I’ve been thinking a lot about my career lately, and how I’ve always felt kind of disappointed with it. I’ve been in the world of work for just over a decade and things never quite seem to click.

Even now, I’m doing something I love (being a copywriter) but I still feel like I’m running against a brick wall because of my Asperger’s.

I chose past roles with the aim of improving myself and working on my natural limitations. This meant team work, dealing with members of the public, sales, everything that doesn’t come naturally to me.

Now, my role is more suitable, but because I am partly freelance, my Asperger’s is getting in the way of getting clients. So, when I’m busy, everything is wonderful. But when I’m not, I feel like I’ve failed and my life has no purpose. And work really does seem to be full on or dead at the moment. I have a week being busy and then three being flat. There’s no consistency in my workload and no consistency in my job satisfaction.

How has being an Aspie affected your career? Are you walled in or did you break free?

My life has a structure. My days are either with my daughter or at work, that is the main division in my life, the primary organising principle. Days with my daughter are split into activities, meal, and sleep times. Days at work are split between clients and activity types. This continuous stream of order doesn’t leave much space for chaos. The word only occurs to me now because of some of my clients.

As a writer, my view of each project is only part of the picture. I glean other snippets from colleagues, but my principal understanding is of the content requirements. In my mind there is no need for disruption, confusion, or chaos, and yet…
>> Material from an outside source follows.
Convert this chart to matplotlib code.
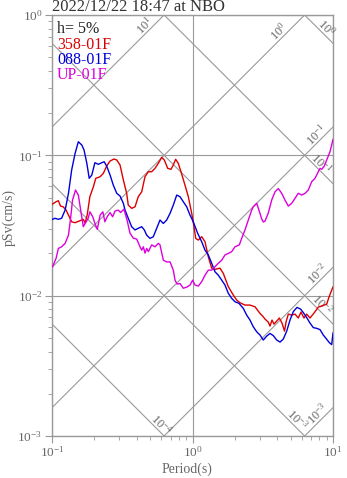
import numpy as np
import matplotlib
matplotlib.use("Agg")
import matplotlib.pyplot as plt
from matplotlib.ticker import NullFormatter

plt.rcParams['font.family'] = ['Liberation Serif', 'DejaVu Serif']
plt.rcParams['mathtext.fontset'] = 'custom'
plt.rcParams['mathtext.rm'] = 'Liberation Serif'

# pseudo velocity response spectra, h = 5%
period_ns = [0.101, 0.107, 0.111, 0.115, 0.120, 0.126, 0.131, 0.138, 0.146, 0.158,
             0.167, 0.172, 0.178, 0.186, 0.197, 0.205, 0.220, 0.232, 0.245, 0.259,
             0.276, 0.289, 0.305, 0.322, 0.340, 0.349, 0.369, 0.390, 0.411, 0.435,
             0.459, 0.485, 0.512, 0.541, 0.571, 0.604, 0.630, 0.666, 0.703, 0.730,
             0.759, 0.792, 0.828, 0.884, 0.934, 0.987, 1.025, 1.054, 1.100, 1.163,
             1.228, 1.296, 1.370, 1.446, 1.569, 1.657, 1.798, 1.951, 2.063, 2.178,
             2.363, 2.566, 2.786, 3.022, 3.190,
             3.281, 3.463, 3.562, 3.680, 3.803, 3.975, 4.148, 4.335, 4.517, 4.630,
             4.808, 5.082, 5.364, 5.662, 5.918, 6.216, 6.497, 6.860, 7.325, 7.861,
             8.489, 9.020, 9.366, 9.788, 10.0]
psv_ns = [0.0450, 0.0467, 0.0475, 0.0435, 0.0430, 0.0407, 0.0375, 0.0336, 0.0331, 0.0342,
          0.0350, 0.0329, 0.0375, 0.0507, 0.0597, 0.0686, 0.0704, 0.0744, 0.0839, 0.0911,
          0.0941, 0.0926, 0.0853, 0.0667, 0.0536, 0.0442, 0.0419, 0.0430, 0.0507, 0.0550,
          0.0704, 0.0764, 0.0764, 0.0808, 0.0877, 0.0968, 0.0926, 0.0808, 0.0795, 0.0853,
          0.0937, 0.0877, 0.0764, 0.0614, 0.0507, 0.0386, 0.0310, 0.0256, 0.0249, 0.0263,
          0.0242, 0.0189, 0.0157, 0.0154, 0.0157, 0.0144, 0.0116, 0.0101, 0.00930, 0.00890,
          0.00857, 0.00857, 0.00833, 0.00748, 0.00707,
          0.00681, 0.00648, 0.00607, 0.00670, 0.00627, 0.00659, 0.00693, 0.00638, 0.00559, 0.00648,
          0.00739, 0.00727, 0.00739, 0.00693, 0.00764, 0.00693, 0.00739, 0.00693, 0.00752, 0.00829,
          0.00850, 0.00871, 0.00977, 0.01096, 0.01152]

period_ew = [0.101, 0.105, 0.111, 0.117, 0.124, 0.131, 0.138, 0.146, 0.154, 0.163,
             0.169, 0.177, 0.184, 0.192, 0.202, 0.214, 0.226, 0.235, 0.245, 0.259,
             0.273, 0.289, 0.305, 0.322, 0.331, 0.349, 0.369, 0.390, 0.411, 0.435,
             0.454, 0.472, 0.498, 0.526, 0.556, 0.587, 0.620, 0.655, 0.692, 0.730,
             0.772, 0.815, 0.860, 0.909, 0.960, 1.013, 1.089, 1.163, 1.228, 1.296,
             1.370, 1.446, 1.526, 1.614, 1.703, 1.798, 1.901, 2.006, 2.143, 2.299,
             2.431, 2.566, 2.708, 2.864, 3.022, 3.190, 3.374, 3.562, 3.760, 3.975,
             4.197, 4.430, 4.683, 4.943, 5.218, 5.543, 5.871, 6.146, 6.497, 6.860,
             7.241, 7.656, 8.082, 8.531, 8.917, 9.412, 9.788, 10.0]
psv_ew = [0.0350, 0.0356, 0.0350, 0.0356, 0.0407, 0.0536, 0.0786, 0.1033, 0.1250, 0.1184,
          0.1091, 0.0877, 0.0686, 0.0724, 0.0886, 0.0863, 0.0886, 0.0900, 0.0839, 0.0724,
          0.0614, 0.0536, 0.0513, 0.0455, 0.0407, 0.0356, 0.0310, 0.0294, 0.0302, 0.0310,
          0.0294, 0.0270, 0.0256, 0.0263, 0.0302, 0.0346, 0.0327, 0.0346, 0.0386, 0.0442,
          0.0521, 0.0507, 0.0467, 0.0430, 0.0375, 0.0336, 0.0278, 0.0242, 0.0211, 0.0195,
          0.0170, 0.0148, 0.0140, 0.0129, 0.0119, 0.0104, 0.00957, 0.00905, 0.00881, 0.00812,
          0.00727, 0.00670, 0.00600, 0.00553, 0.00524, 0.00483, 0.00515, 0.00538, 0.00519, 0.00483,
          0.00467, 0.00491, 0.00559, 0.00670, 0.00770, 0.00825, 0.00803, 0.00758, 0.00698, 0.00638,
          0.00592, 0.00585, 0.00573, 0.00524, 0.00496, 0.00463, 0.00448, 0.00541]

period_ud = [0.101, 0.107, 0.111, 0.117, 0.124, 0.131, 0.136, 0.140, 0.147, 0.154,
             0.160, 0.167, 0.175, 0.181, 0.186, 0.195, 0.202, 0.210, 0.220, 0.230,
             0.238, 0.247, 0.259, 0.270, 0.281, 0.296, 0.308, 0.325, 0.342, 0.359,
             0.379, 0.401, 0.423, 0.435, 0.447, 0.459, 0.472, 0.485, 0.512, 0.541,
             0.571, 0.587, 0.620, 0.655, 0.692, 0.730, 0.751, 0.776, 0.815, 0.860,
             0.909, 0.960, 1.003, 1.042, 1.100, 1.163, 1.228, 1.296, 1.370, 1.446,
             1.526, 1.614, 1.703, 1.798, 1.901, 2.006, 2.154, 2.239, 2.363, 2.496,
             2.639, 2.708, 2.864, 2.940, 3.109, 3.190, 3.281, 3.463, 3.662, 3.867,
             4.082, 4.316, 4.553, 4.808, 5.082, 5.364, 5.662, 5.988, 6.320, 6.672,
             7.054, 7.446, 7.861, 8.082, 8.310, 8.674, 9.020, 9.520, 10.0]
psv_ud = [0.0161, 0.0185, 0.0217, 0.0223, 0.0236, 0.0270, 0.0365, 0.0480, 0.0566, 0.0521,
          0.0407, 0.0310, 0.0336, 0.0356, 0.0396, 0.0365, 0.0327, 0.0297, 0.0375, 0.0396,
          0.0336, 0.0365, 0.0391, 0.0365, 0.0401, 0.0407, 0.0391, 0.0414, 0.0346, 0.0279,
          0.0257, 0.0253, 0.0223, 0.0211, 0.0223, 0.0201, 0.0217, 0.0206, 0.0230, 0.0223,
          0.0236, 0.0230, 0.0179, 0.0174, 0.0174, 0.0152, 0.0129, 0.0121, 0.0122, 0.0113,
          0.0115, 0.0119, 0.0129, 0.0119, 0.0117, 0.0126, 0.0140, 0.0152, 0.0152, 0.0161,
          0.0170, 0.0179, 0.0195, 0.0200, 0.0206, 0.0223, 0.0230, 0.0256, 0.0294, 0.0346,
          0.0407, 0.0430, 0.0455, 0.0421, 0.0352, 0.0335, 0.0340, 0.0388, 0.0480, 0.0550,
          0.0580, 0.0536, 0.0480, 0.0435, 0.0455, 0.0494, 0.0536, 0.0521, 0.0536, 0.0566,
          0.0649, 0.0686, 0.0764, 0.0808, 0.0795, 0.0839, 0.0926, 0.1061, 0.1300]

# tripartite guide lines: acceleration (cm/s^2) and displacement (cm)
sa_levels = [10, 1, 0.1, 0.01, 0.001]
sa_labels = [r'$\mathdefault{10^{1}}$', r'$\mathdefault{10^{0}}$', r'$\mathdefault{10^{-1}}$',
             r'$\mathdefault{10^{-2}}$', r'$\mathdefault{10^{-3}}$']
sa_label_T = [0.49, 4.41, 8.22, 8.35, 8.35]
sd_levels = [1, 0.1, 0.01, 0.001, 0.0001]
sd_labels = [r'$\mathdefault{10^{0}}$', r'$\mathdefault{10^{-1}}$', r'$\mathdefault{10^{-2}}$',
             r'$\mathdefault{10^{-3}}$', r'$\mathdefault{10^{-4}}$']
sd_label_T = [8.35, 7.69, 7.82, 5.19, 0.559]

gray = '#999999'
txt_gray = '#666666'

fig = plt.figure(figsize=(3.47, 4.78), dpi=100)
ax = fig.add_axes([52 / 347, 1 - 436 / 478, 281 / 347, 421 / 478])
ax.set_xscale('log')
ax.set_yscale('log')

T_line = np.array([0.01, 100.0])
w = 2 * np.pi
for sa, lab, tl in zip(sa_levels, sa_labels, sa_label_T):
    ax.plot(T_line, sa * T_line / w, color=gray, lw=0.8, zorder=1)
    ax.annotate(lab, xy=(tl, sa * tl / w), xytext=(-3.2, 3.2), textcoords='offset points',
                rotation=45, rotation_mode='anchor', ha='center', va='center',
                fontsize=9, color=txt_gray)
for sd, lab, tl in zip(sd_levels, sd_labels, sd_label_T):
    ax.plot(T_line, w * sd / T_line, color=gray, lw=0.8, zorder=1)
    ax.annotate(lab, xy=(tl, w * sd / tl), xytext=(3.2, 3.2), textcoords='offset points',
                rotation=-45, rotation_mode='anchor', ha='center', va='center',
                fontsize=9, color=txt_gray)

ax.plot(period_ns, psv_ns, color='#dd0000', lw=1.0, zorder=3)
ax.plot(period_ew, psv_ew, color='#0000dd', lw=1.0, zorder=3)
ax.plot(period_ud, psv_ud, color='#dd00dd', lw=1.0, zorder=3)

ax.set_xlim(0.1, 10)
ax.set_ylim(0.001, 1)
ax.grid(True, which='major', color=gray, lw=0.8)
for s in ax.spines.values():
    s.set_color(gray)
    s.set_linewidth(1.0)
ax.tick_params(which='both', direction='out', colors=gray, labelcolor=txt_gray,
               labelsize=9.5, top=False, right=False)
ax.tick_params(which='major', length=5, pad=2)
ax.tick_params(axis='x', which='major', pad=1.5)
ax.tick_params(which='minor', length=3)
ax.xaxis.set_minor_formatter(NullFormatter())
ax.yaxis.set_minor_formatter(NullFormatter())

ax.set_xlabel('Period(s)', fontsize=10, color=txt_gray)
ax.xaxis.set_label_coords(0.482, -0.062)
ax.set_ylabel('pSv(cm/s)', fontsize=10, color=txt_gray)
ax.yaxis.set_label_coords(-0.13, 0.52)

ax.text(0.018, 0.967, 'h= 5%', transform=ax.transAxes, fontsize=11.5, color='#222222', va='center')
ax.text(0.018, 0.929, '358-01F', transform=ax.transAxes, fontsize=11.5, color='#dd0000', va='center')
ax.text(0.018, 0.893, '088-01F', transform=ax.transAxes, fontsize=11.5, color='#0000dd', va='center')
ax.text(0.018, 0.857, 'UP-01F', transform=ax.transAxes, fontsize=11.5, color='#dd00dd', va='center')

fig.text(52 / 347, 1 - 7 / 478, '2022/12/22 18:47 at NBO', fontsize=12, color='#333333',
         ha='left', va='center')

fig.savefig('out.png', dpi=100)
Things keep changing. Data and requests come in that don’t make sense. Resources are reissued, without change, with no explanatory comment.

I receive each new task with a sense of bewilderment. I complete my work, and wait for the next round of confusion.

Is it because I only see part of what goes on, or are some of my clients genuinely running around like headless chickens? If so, what has caused this chaos? Is it a lack of resource, or logic?

I am perplexed by chaos because I cannot see any good reason for it.

So, this is my post today. No insight. Just confusion shared.